*RECORDS PROVIDED*.
-- -- --

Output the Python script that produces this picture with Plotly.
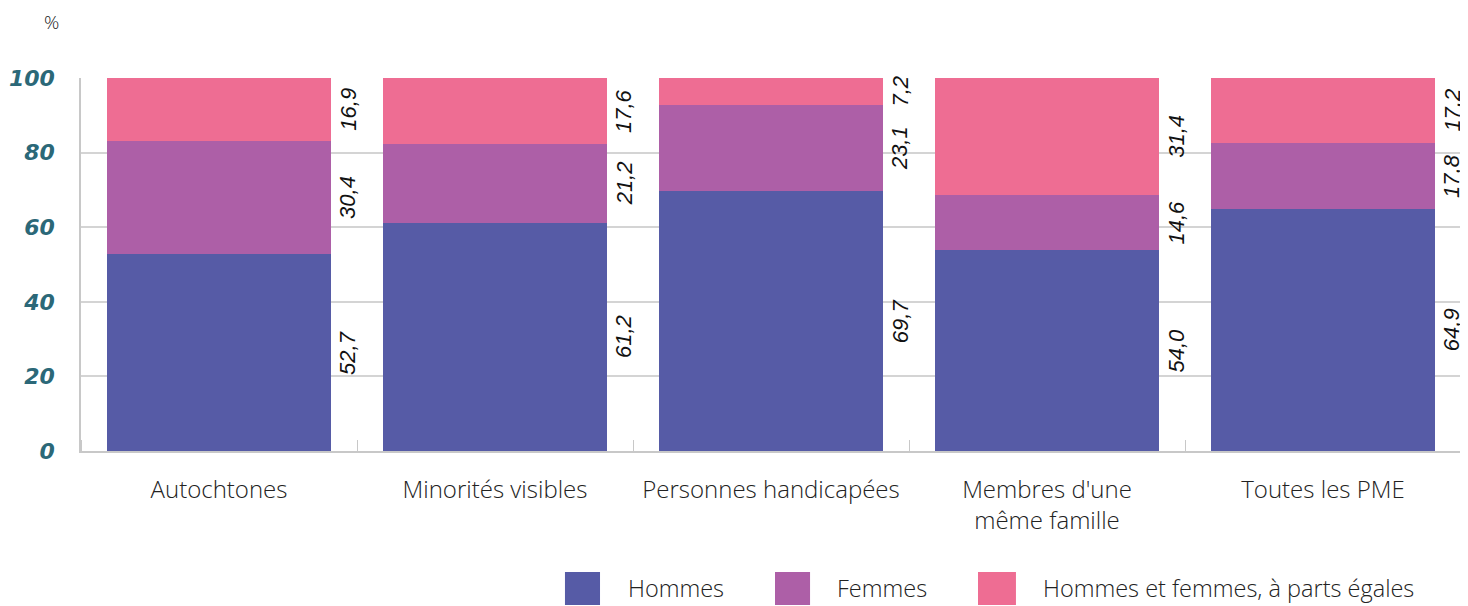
import plotly.graph_objects as go

categories = ["Autochtones", "Minorités visibles", "Personnes handicapées",
              "Membres d'une<br>même famille", "Toutes les PME"]
series_names = ["Hommes", "Femmes", "Hommes et femmes, à parts égales"]
hommes = [52.7, 61.2, 69.7, 54.0, 64.9]
femmes = [30.4, 21.2, 23.1, 14.6, 17.8]
egales = [16.9, 17.6, 7.2, 31.4, 17.2]
y_ticks = [0, 20, 40, 60, 80, 100]

colors = ["#565ba6", "#ad5fa7", "#ee6d93"]
series = [hommes, femmes, egales]
xpos = list(range(len(categories)))

LIGHT = "Open Sans"

fig = go.Figure()
for name, vals, col in zip(series_names, series, colors):
    fig.add_trace(go.Bar(x=xpos, y=vals, name=name, marker=dict(color=col, line=dict(width=0)),
                         width=0.81, showlegend=False, hoverinfo="y+name"))

# value labels, rotated, right of each bar at segment middle
for i in xpos:
    base = 0
    for vals in series:
        v = vals[i]
        fig.add_annotation(x=i + 0.468, y=base + v / 2, xref="x", yref="y",
                           text=f"{v:.1f}".replace(".", ","), textangle=-90,
                           showarrow=False,
                           font=dict(family="Liberation Sans, Arial", size=22, color="#111111",
                                     style="italic"))
        base += v

# custom legend (large swatches)
sw = [(0.3507, 0.3761, 0.3949), (0.5029, 0.5283, 0.5464), (0.6500, 0.6775, 0.6957)]
for (x0, x1, xt), name, col in zip(sw, series_names, colors):
    fig.add_shape(type="rect", xref="paper", yref="paper", x0=x0, x1=x1, y0=-0.4129, y1=-0.3244,
                  fillcolor=col, line=dict(width=0))
    fig.add_annotation(xref="paper", yref="paper", x=xt, y=-0.367, text=name, showarrow=False,
                       xanchor="left", yanchor="middle",
                       font=dict(family=LIGHT, size=23.5, color="#222222", weight=300))

fig.add_annotation(xref="paper", yref="paper", x=-0.0217, y=1.15, text="%", showarrow=False,
                   xanchor="center", yanchor="middle",
                   font=dict(family=LIGHT, size=19, color="#222222", weight=300))

fig.update_layout(
    barmode="stack",
    width=1460, height=598,
    margin=dict(l=73, r=7, t=70, b=155),
    plot_bgcolor="white", paper_bgcolor="white",
)
fig.update_xaxes(
    range=[-0.5, 4.5], tickmode="array", tickvals=xpos, ticktext=categories,
    ticks="", showgrid=False, showline=True, linecolor="#c8c8c8", linewidth=1.5,
    tickfont=dict(family=LIGHT, size=24, color="#222222", weight=300),
    ticklabelstandoff=16, automargin=False,
    minor=dict(tickmode="array", tickvals=[i + 0.5 for i in range(-1, len(categories))],
               ticks="inside", ticklen=11, tickcolor="#c8c8c8", tickwidth=1, showgrid=False),
)
fig.update_yaxes(
    range=[0, 100], tickmode="array", tickvals=y_ticks, showgrid=True, gridcolor="#d4d4d4",
    gridwidth=1.5, showline=True, linecolor="#c8c8c8", linewidth=1.5, zeroline=False,
    tickfont=dict(family="DejaVu Sans", size=22, color="#2b6878", style="italic", weight=600),
    ticklabelstandoff=20, automargin=False,
)

fig.write_html("out.html")
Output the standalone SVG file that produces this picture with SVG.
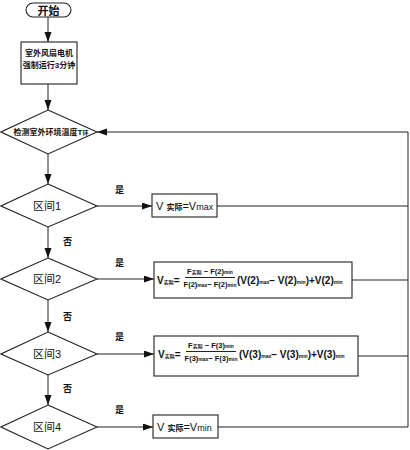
<svg xmlns="http://www.w3.org/2000/svg" width="410" height="450" viewBox="0 0 410 450">
<style>
.s{fill:#fff;stroke:#222;stroke-width:1.1}
.c{fill:none;stroke:#222;stroke-width:1}
text{font-family:"Liberation Sans","Noto Sans CJK SC",sans-serif;fill:#111}
.t{font-size:11px;text-anchor:middle}
.m{font-size:8px;text-anchor:middle;font-weight:bold}
.l{font-size:9px;font-weight:bold}
.f{font-size:10px;font-weight:bold}
.n{font-size:7.5px;font-weight:bold}
.b{font-size:5px}
</style>
<defs>
<marker id="a" markerUnits="userSpaceOnUse" markerWidth="11" markerHeight="8" refX="10" refY="3.5" orient="auto">
<path d="M0,0L10,3.5L0,7z" fill="#111"/>
</marker>
</defs>
<g id="connectors">
<line class="c" x1="48" y1="17" x2="48" y2="42" marker-end="url(#a)"/>
<line class="c" x1="48" y1="84" x2="48" y2="110" marker-end="url(#a)"/>
<line class="c" x1="48" y1="154" x2="48" y2="184" marker-end="url(#a)"/>
<line class="c" x1="48" y1="227" x2="48" y2="258" marker-end="url(#a)"/>
<line class="c" x1="48" y1="300" x2="48" y2="332" marker-end="url(#a)"/>
<line class="c" x1="48" y1="375" x2="48" y2="405" marker-end="url(#a)"/>
<line class="c" x1="97" y1="206" x2="152" y2="206" marker-end="url(#a)"/>
<line class="c" x1="97" y1="279" x2="154" y2="279" marker-end="url(#a)"/>
<line class="c" x1="97" y1="354" x2="154" y2="354" marker-end="url(#a)"/>
<line class="c" x1="97" y1="427" x2="153" y2="427" marker-end="url(#a)"/>
<line class="c" x1="217" y1="206" x2="408" y2="206"/>
<line class="c" x1="352" y1="280" x2="408" y2="280"/>
<line class="c" x1="358" y1="356" x2="408" y2="356"/>
<line class="c" x1="218" y1="427" x2="408" y2="427"/>
<polyline class="c" points="408,427 408,132 97,132" marker-end="url(#a)"/>
<text class="l" x="115" y="193">是</text>
<text class="l" x="115" y="266">是</text>
<text class="l" x="115" y="340">是</text>
<text class="l" x="115" y="413">是</text>
<text class="l" x="63" y="245">否</text>
<text class="l" x="63" y="320">否</text>
<text class="l" x="63" y="392">否</text>
</g>
<g id="start">
<rect class="s" x="26" y="3" width="45" height="14" rx="7"/>
<text class="t" x="48.5" y="14.5" font-weight="bold">开始</text>
</g>
<g id="fan">
<rect class="s" x="21" y="42" width="56" height="42"/>
<text class="m" x="49" y="56">室外风扇电机</text>
<text class="m" x="49" y="68">强制运行3分钟</text>
</g>
<g id="detect">
<polygon class="s" points="48,110 97,132 48,154 1,132"/>
<text x="51" y="135" font-size="8" font-weight="bold" text-anchor="middle">检测室外环境温度T<tspan font-size="6">环</tspan></text>
</g>
<g id="d1">
<polygon class="s" points="48,184 97,206 48,227 1,206"/>
<text class="t" x="47" y="210">区间1</text>
</g>
<g id="d2">
<polygon class="s" points="48,258 97,279 48,300 1,279"/>
<text class="t" x="47" y="283">区间2</text>
</g>
<g id="d3">
<polygon class="s" points="48,332 97,354 48,375 1,354"/>
<text class="t" x="47" y="358">区间3</text>
</g>
<g id="d4">
<polygon class="s" points="48,405 97,427 48,449 1,427"/>
<text class="t" x="47" y="431">区间4</text>
</g>
<g id="vmax">
<rect class="s" x="152" y="194" width="65" height="23"/>
<text x="156" y="210" font-size="11">V <tspan font-size="8" font-weight="bold">实际</tspan>=V<tspan font-size="9">max</tspan></text>
</g>
<g id="f2">
<rect class="s" x="154" y="262" width="198" height="36"/>
<text class="f" x="157" y="284">V<tspan class="b">实际</tspan>=</text>
<text class="n" x="210" y="274" text-anchor="middle">F<tspan class="b">实际</tspan> − F(2)<tspan class="b">min</tspan></text>
<line class="c" x1="185" y1="277.5" x2="235" y2="277.5"/>
<text class="n" x="210" y="287" text-anchor="middle">F(2)<tspan class="b">max</tspan>− F(2)<tspan class="b">min</tspan></text>
<text class="f" x="237" y="284">(V(2)<tspan class="b">max</tspan>− V(2)<tspan class="b">min</tspan>)+V(2)<tspan class="b">min</tspan></text>
</g>
<g id="f3">
<rect class="s" x="154" y="336" width="204" height="40"/>
<text class="f" x="158" y="358">V<tspan class="b">实际</tspan>=</text>
<text class="n" x="211" y="348" text-anchor="middle">F<tspan class="b">实际</tspan> − F(3)<tspan class="b">min</tspan></text>
<line class="c" x1="186" y1="351.5" x2="236" y2="351.5"/>
<text class="n" x="211" y="361" text-anchor="middle">F(3)<tspan class="b">max</tspan>− F(3)<tspan class="b">min</tspan></text>
<text class="f" x="239" y="358">(V(3)<tspan class="b">max</tspan>− V(3)<tspan class="b">min</tspan>)+V(3)<tspan class="b">min</tspan></text>
</g>
<g id="vmin">
<rect class="s" x="153" y="415" width="65" height="23"/>
<text x="157" y="431" font-size="11">V <tspan font-size="8" font-weight="bold">实际</tspan>=V<tspan font-size="9">min</tspan></text>
</g>
</svg>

-- -- --

*WHAT TO WORK ON*. Restate word for word every line from the top of the entries above to the line with "import plotly.graph_objects as go", inclusive, and skip any pictures.

*TASK ANSWER*.
Output the Python script that produces this picture with Plotly.
import plotly.graph_objects as go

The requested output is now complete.